I realized I was getting interference from the motors. I tried moving the sensor wires away from the motor feed wires and that didn't help, so I disassembled the bot and soldered 33uF capacitors across the terminals as I've seen recommended. They didn't seem to make a bit of difference.
What else can I do to eliminate this interference?
Where did you see recommendations of 33µF over the motor terminals?
That would be an electrolytic most likely and they suck at high frequencies, so won't react all that hard against the very high dV/dt ("rise time") of motor spikes.
Before implementing the basics correctly, there's no reason to look into more "advanced" solutions, so do the following...
You need to use ceramic caps
, as they are
good at high frequencies and have a much lower ESR as well.

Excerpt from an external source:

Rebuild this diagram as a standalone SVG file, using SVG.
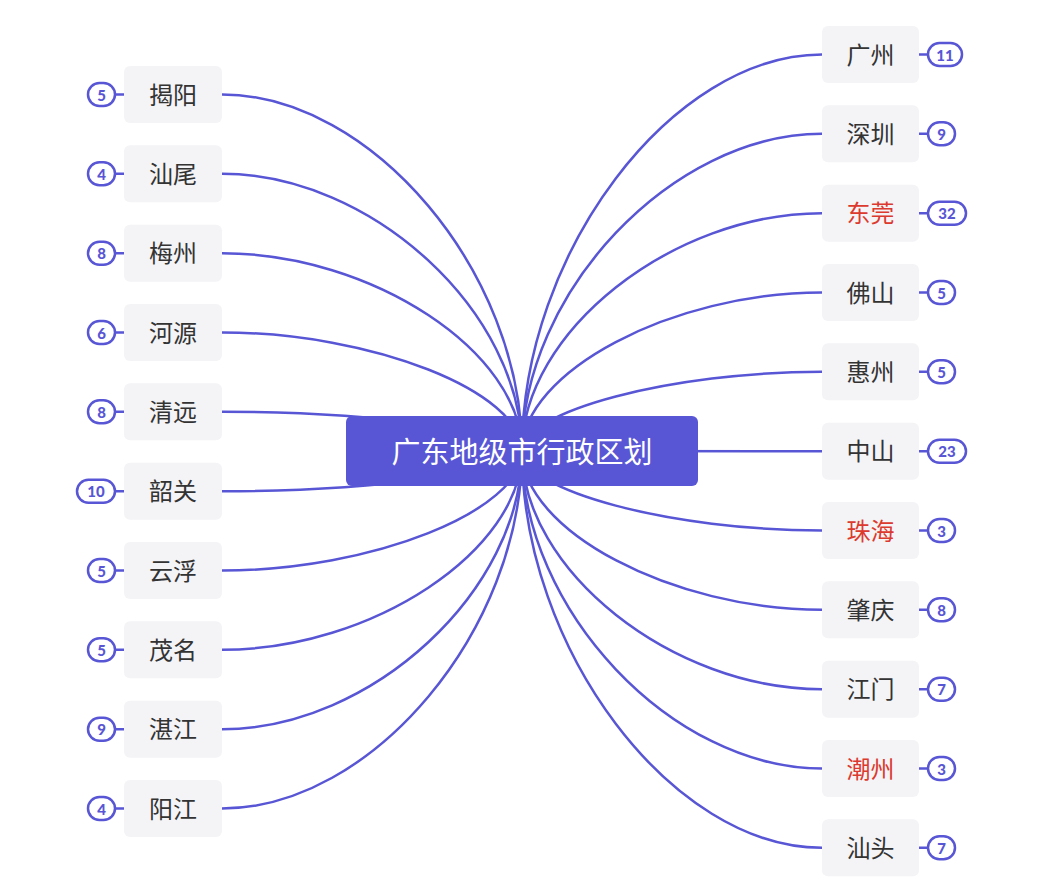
<svg xmlns="http://www.w3.org/2000/svg" width="1055" height="893" viewBox="0 0 1055 893">
<style>
.ln{fill:none;stroke:#5856d5;stroke-width:2.5;stroke-linecap:round}
.nd{fill:#f4f4f7}
.tx{font-family:"Noto Sans CJK SC","Noto Sans",sans-serif;font-size:24px;fill:#333;text-anchor:middle;dominant-baseline:central;transform:translateY(-1.5px)}
.red{fill:#dc3a2e}
.bg{fill:#fff;stroke:#5856d5;stroke-width:2.5}
.bt{font-family:Lato,"Open Sans",sans-serif;font-weight:900;font-size:15px;fill:#5856d5;text-anchor:middle;dominant-baseline:central}
.rt{fill:#5856d5}
.rtx{font-family:"Noto Sans CJK SC","Noto Sans",sans-serif;font-size:29px;fill:#fff;text-anchor:middle;dominant-baseline:central;transform:translateY(-1.5px)}
</style>
<rect width="1055" height="893" fill="#fff"/>
<g id="connectors">
<path class="ln" d="M522 451 C522 272.75 372 94.5 222 94.5"/>
<path class="ln" d="M522 451 C522 312.4 372 173.8 222 173.8"/>
<path class="ln" d="M522 451 C522 352.1 372 253.2 222 253.2"/>
<path class="ln" d="M522 451 C522 391.75 372 332.5 222 332.5"/>
<path class="ln" d="M522 451 C522 431.4 372 411.8 222 411.8"/>
<path class="ln" d="M522 451 C522 471.1 372 491.2 222 491.2"/>
<path class="ln" d="M522 451 C522 510.75 372 570.5 222 570.5"/>
<path class="ln" d="M522 451 C522 550.4 372 649.8 222 649.8"/>
<path class="ln" d="M522 451 C522 590.1 372 729.2 222 729.2"/>
<path class="ln" d="M522 451 C522 629.75 372 808.5 222 808.5"/>
<path class="ln" d="M522 451 C522 252.75 672 54.5 822 54.5"/>
<path class="ln" d="M522 451 C522 292.4 672 133.8 822 133.8"/>
<path class="ln" d="M522 451 C522 332.1 672 213.2 822 213.2"/>
<path class="ln" d="M522 451 C522 371.75 672 292.5 822 292.5"/>
<path class="ln" d="M522 451 C522 411.4 672 371.8 822 371.8"/>
<path class="ln" d="M522 451 C522 451.1 672 451.2 822 451.2"/>
<path class="ln" d="M522 451 C522 490.75 672 530.5 822 530.5"/>
<path class="ln" d="M522 451 C522 530.4 672 609.8 822 609.8"/>
<path class="ln" d="M522 451 C522 570.1 672 689.2 822 689.2"/>
<path class="ln" d="M522 451 C522 609.75 672 768.5 822 768.5"/>
<path class="ln" d="M522 451 C522 649.4 672 847.8 822 847.8"/>
<path class="ln" d="M115 94.5H124M115 173.8H124M115 253.2H124M115 332.5H124M115 411.8H124M115 491.2H124M115 570.5H124M115 649.8H124M115 729.2H124M115 808.5H124"/>
<path class="ln" d="M919 54.5H928M919 133.8H928M919 213.2H928M919 292.5H928M919 371.8H928M919 451.2H928M919 530.5H928M919 609.8H928M919 689.2H928M919 768.5H928M919 847.8H928"/>
</g>
<g id="root">
<rect class="rt" x="346" y="416" width="352" height="70" rx="6"/>
<text class="rtx" x="522" y="451">广东地级市行政区划</text>
</g>
<g id="n-jieyang"><rect class="nd" x="124" y="66" width="98" height="57" rx="6"/><text class="tx" x="173" y="94.5">揭阳</text><rect class="bg" x="88" y="83" width="27" height="23" rx="11.5"/><text class="bt" x="101.5" y="94.5">5</text></g>
<g id="n-shanwei"><rect class="nd" x="124" y="145.3" width="98" height="57" rx="6"/><text class="tx" x="173" y="173.8">汕尾</text><rect class="bg" x="88" y="162.3" width="27" height="23" rx="11.5"/><text class="bt" x="101.5" y="173.8">4</text></g>
<g id="n-meizhou"><rect class="nd" x="124" y="224.7" width="98" height="57" rx="6"/><text class="tx" x="173" y="253.2">梅州</text><rect class="bg" x="88" y="241.7" width="27" height="23" rx="11.5"/><text class="bt" x="101.5" y="253.2">8</text></g>
<g id="n-heyuan"><rect class="nd" x="124" y="304" width="98" height="57" rx="6"/><text class="tx" x="173" y="332.5">河源</text><rect class="bg" x="88" y="321" width="27" height="23" rx="11.5"/><text class="bt" x="101.5" y="332.5">6</text></g>
<g id="n-qingyuan"><rect class="nd" x="124" y="383.3" width="98" height="57" rx="6"/><text class="tx" x="173" y="411.8">清远</text><rect class="bg" x="88" y="400.3" width="27" height="23" rx="11.5"/><text class="bt" x="101.5" y="411.8">8</text></g>
<g id="n-shaoguan"><rect class="nd" x="124" y="462.7" width="98" height="57" rx="6"/><text class="tx" x="173" y="491.2">韶关</text><rect class="bg" x="77" y="479.7" width="38" height="23" rx="11.5"/><text class="bt" x="96" y="491.2">10</text></g>
<g id="n-yunfu"><rect class="nd" x="124" y="542" width="98" height="57" rx="6"/><text class="tx" x="173" y="570.5">云浮</text><rect class="bg" x="88" y="559" width="27" height="23" rx="11.5"/><text class="bt" x="101.5" y="570.5">5</text></g>
<g id="n-maoming"><rect class="nd" x="124" y="621.3" width="98" height="57" rx="6"/><text class="tx" x="173" y="649.8">茂名</text><rect class="bg" x="88" y="638.3" width="27" height="23" rx="11.5"/><text class="bt" x="101.5" y="649.8">5</text></g>
<g id="n-zhanjiang"><rect class="nd" x="124" y="700.7" width="98" height="57" rx="6"/><text class="tx" x="173" y="729.2">湛江</text><rect class="bg" x="88" y="717.7" width="27" height="23" rx="11.5"/><text class="bt" x="101.5" y="729.2">9</text></g>
<g id="n-yangjiang"><rect class="nd" x="124" y="780" width="98" height="57" rx="6"/><text class="tx" x="173" y="808.5">阳江</text><rect class="bg" x="88" y="797" width="27" height="23" rx="11.5"/><text class="bt" x="101.5" y="808.5">4</text></g>
<g id="n-guangzhou"><rect class="nd" x="822" y="26" width="97" height="57" rx="6"/><text class="tx" x="870.5" y="54.5">广州</text><rect class="bg" x="928" y="43" width="34" height="23" rx="11.5"/><text class="bt" x="945" y="54.5">11</text></g>
<g id="n-shenzhen"><rect class="nd" x="822" y="105.3" width="97" height="57" rx="6"/><text class="tx" x="870.5" y="133.8">深圳</text><rect class="bg" x="928" y="122.3" width="27" height="23" rx="11.5"/><text class="bt" x="941.5" y="133.8">9</text></g>
<g id="n-dongguan"><rect class="nd" x="822" y="184.7" width="97" height="57" rx="6"/><text class="tx red" x="870.5" y="213.2">东莞</text><rect class="bg" x="928" y="201.7" width="38" height="23" rx="11.5"/><text class="bt" x="947" y="213.2">32</text></g>
<g id="n-foshan"><rect class="nd" x="822" y="264" width="97" height="57" rx="6"/><text class="tx" x="870.5" y="292.5">佛山</text><rect class="bg" x="928" y="281" width="27" height="23" rx="11.5"/><text class="bt" x="941.5" y="292.5">5</text></g>
<g id="n-huizhou"><rect class="nd" x="822" y="343.3" width="97" height="57" rx="6"/><text class="tx" x="870.5" y="371.8">惠州</text><rect class="bg" x="928" y="360.3" width="27" height="23" rx="11.5"/><text class="bt" x="941.5" y="371.8">5</text></g>
<g id="n-zhongshan"><rect class="nd" x="822" y="422.7" width="97" height="57" rx="6"/><text class="tx" x="870.5" y="451.2">中山</text><rect class="bg" x="928" y="439.7" width="38" height="23" rx="11.5"/><text class="bt" x="947" y="451.2">23</text></g>
<g id="n-zhuhai"><rect class="nd" x="822" y="502" width="97" height="57" rx="6"/><text class="tx red" x="870.5" y="530.5">珠海</text><rect class="bg" x="928" y="519" width="27" height="23" rx="11.5"/><text class="bt" x="941.5" y="530.5">3</text></g>
<g id="n-zhaoqing"><rect class="nd" x="822" y="581.3" width="97" height="57" rx="6"/><text class="tx" x="870.5" y="609.8">肇庆</text><rect class="bg" x="928" y="598.3" width="27" height="23" rx="11.5"/><text class="bt" x="941.5" y="609.8">8</text></g>
<g id="n-jiangmen"><rect class="nd" x="822" y="660.7" width="97" height="57" rx="6"/><text class="tx" x="870.5" y="689.2">江门</text><rect class="bg" x="928" y="677.7" width="27" height="23" rx="11.5"/><text class="bt" x="941.5" y="689.2">7</text></g>
<g id="n-chaozhou"><rect class="nd" x="822" y="740" width="97" height="57" rx="6"/><text class="tx red" x="870.5" y="768.5">潮州</text><rect class="bg" x="928" y="757" width="27" height="23" rx="11.5"/><text class="bt" x="941.5" y="768.5">3</text></g>
<g id="n-shantou"><rect class="nd" x="822" y="819.3" width="97" height="57" rx="6"/><text class="tx" x="870.5" y="847.8">汕头</text><rect class="bg" x="928" y="836.3" width="27" height="23" rx="11.5"/><text class="bt" x="941.5" y="847.8">7</text></g>
</svg>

A value of 100nF would be good. Place one cap over the terminals and one from each terminal, with the "free" pins joined and connected to the motor housing (which should have a decent wire directly to your battery ground (0V) if it's not already solidly grounded.
Twist the motors power wires together (around 3 turns each inch woul work) and twist your sensor wires together in the same manner - keep motor wiring in one side of the 'bot and sensor wires in the other, as far as reasonably possible.
If that doesn't cure it, post back, preferably with a photo showing the 'bot from above and a few pics of how you implemented the above wouldn't be bad either.